• _GOAL_
Starting at the top of the listing, extract every line up to and including the one with "var allSeries = [mainland, hkMacau, taiwan, singapore];". Pictures stay out of the copy.
#### DATA EXCERPT ####
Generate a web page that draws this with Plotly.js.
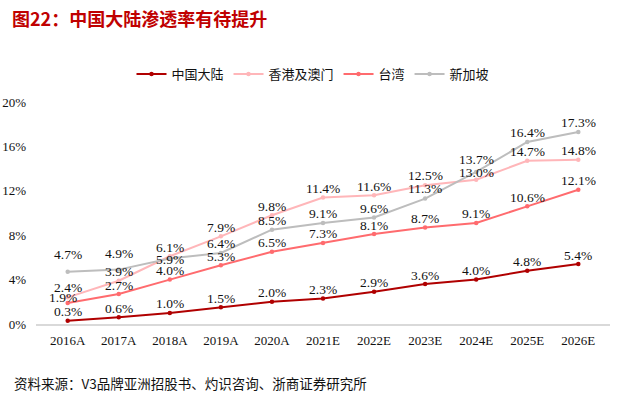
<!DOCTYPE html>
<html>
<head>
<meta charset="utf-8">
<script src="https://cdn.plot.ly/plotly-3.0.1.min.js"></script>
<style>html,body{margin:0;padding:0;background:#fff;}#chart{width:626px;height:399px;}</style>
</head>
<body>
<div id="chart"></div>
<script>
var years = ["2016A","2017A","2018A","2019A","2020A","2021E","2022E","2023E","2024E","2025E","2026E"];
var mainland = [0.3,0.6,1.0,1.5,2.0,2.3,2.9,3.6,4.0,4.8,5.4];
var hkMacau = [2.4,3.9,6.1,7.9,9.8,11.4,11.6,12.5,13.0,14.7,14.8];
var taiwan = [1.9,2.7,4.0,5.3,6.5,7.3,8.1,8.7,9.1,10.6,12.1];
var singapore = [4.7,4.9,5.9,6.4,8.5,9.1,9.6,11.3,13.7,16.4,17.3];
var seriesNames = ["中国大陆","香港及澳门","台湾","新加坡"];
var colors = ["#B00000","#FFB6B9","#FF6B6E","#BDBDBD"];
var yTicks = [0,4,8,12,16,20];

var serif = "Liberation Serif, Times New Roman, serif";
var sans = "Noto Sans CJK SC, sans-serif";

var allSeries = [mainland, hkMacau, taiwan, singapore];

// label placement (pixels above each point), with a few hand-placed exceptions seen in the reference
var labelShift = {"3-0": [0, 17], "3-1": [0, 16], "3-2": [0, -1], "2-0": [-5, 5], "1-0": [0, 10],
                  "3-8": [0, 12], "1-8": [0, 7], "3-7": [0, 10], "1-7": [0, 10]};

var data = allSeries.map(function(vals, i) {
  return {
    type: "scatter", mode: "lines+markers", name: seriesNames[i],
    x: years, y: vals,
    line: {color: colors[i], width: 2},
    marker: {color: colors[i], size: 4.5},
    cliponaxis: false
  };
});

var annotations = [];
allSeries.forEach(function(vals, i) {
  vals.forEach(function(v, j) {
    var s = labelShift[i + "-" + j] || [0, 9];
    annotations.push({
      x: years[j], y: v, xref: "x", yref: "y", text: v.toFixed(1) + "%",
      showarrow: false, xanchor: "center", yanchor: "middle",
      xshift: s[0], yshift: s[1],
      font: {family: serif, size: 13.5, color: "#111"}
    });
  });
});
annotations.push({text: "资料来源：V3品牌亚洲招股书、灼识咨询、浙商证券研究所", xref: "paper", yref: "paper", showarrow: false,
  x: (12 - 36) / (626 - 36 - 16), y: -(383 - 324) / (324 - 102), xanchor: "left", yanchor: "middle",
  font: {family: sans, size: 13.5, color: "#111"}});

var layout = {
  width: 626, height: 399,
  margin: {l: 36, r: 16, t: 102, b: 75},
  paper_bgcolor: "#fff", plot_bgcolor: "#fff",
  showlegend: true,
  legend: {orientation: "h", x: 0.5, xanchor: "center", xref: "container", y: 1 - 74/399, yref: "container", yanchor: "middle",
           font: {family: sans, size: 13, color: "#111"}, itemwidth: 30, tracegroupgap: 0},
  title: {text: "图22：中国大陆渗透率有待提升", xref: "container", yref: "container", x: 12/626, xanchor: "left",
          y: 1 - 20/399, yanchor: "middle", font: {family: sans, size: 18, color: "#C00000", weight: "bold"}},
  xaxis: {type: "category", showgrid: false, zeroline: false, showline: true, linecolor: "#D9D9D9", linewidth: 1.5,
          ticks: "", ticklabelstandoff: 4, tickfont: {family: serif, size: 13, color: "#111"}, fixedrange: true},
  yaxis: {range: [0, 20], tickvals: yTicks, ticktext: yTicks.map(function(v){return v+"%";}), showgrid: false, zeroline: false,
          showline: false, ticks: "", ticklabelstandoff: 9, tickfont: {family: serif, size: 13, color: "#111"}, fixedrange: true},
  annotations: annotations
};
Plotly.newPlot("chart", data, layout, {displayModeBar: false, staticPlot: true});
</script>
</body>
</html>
####
• _WRITTEN REPLY_
Generate a web page that draws this with Plotly.js.
<!DOCTYPE html>
<html>
<head>
<meta charset="utf-8">
<script src="https://cdn.plot.ly/plotly-3.0.1.min.js"></script>
<style>html,body{margin:0;padding:0;background:#fff;}#chart{width:626px;height:399px;}</style>
</head>
<body>
<div id="chart"></div>
<script>
var years = ["2016A","2017A","2018A","2019A","2020A","2021E","2022E","2023E","2024E","2025E","2026E"];
var mainland = [0.3,0.6,1.0,1.5,2.0,2.3,2.9,3.6,4.0,4.8,5.4];
var hkMacau = [2.4,3.9,6.1,7.9,9.8,11.4,11.6,12.5,13.0,14.7,14.8];
var taiwan = [1.9,2.7,4.0,5.3,6.5,7.3,8.1,8.7,9.1,10.6,12.1];
var singapore = [4.7,4.9,5.9,6.4,8.5,9.1,9.6,11.3,13.7,16.4,17.3];
var seriesNames = ["中国大陆","香港及澳门","台湾","新加坡"];
var colors = ["#B00000","#FFB6B9","#FF6B6E","#BDBDBD"];
var yTicks = [0,4,8,12,16,20];

var serif = "Liberation Serif, Times New Roman, serif";
var sans = "Noto Sans CJK SC, sans-serif";

var allSeries = [mainland, hkMacau, taiwan, singapore];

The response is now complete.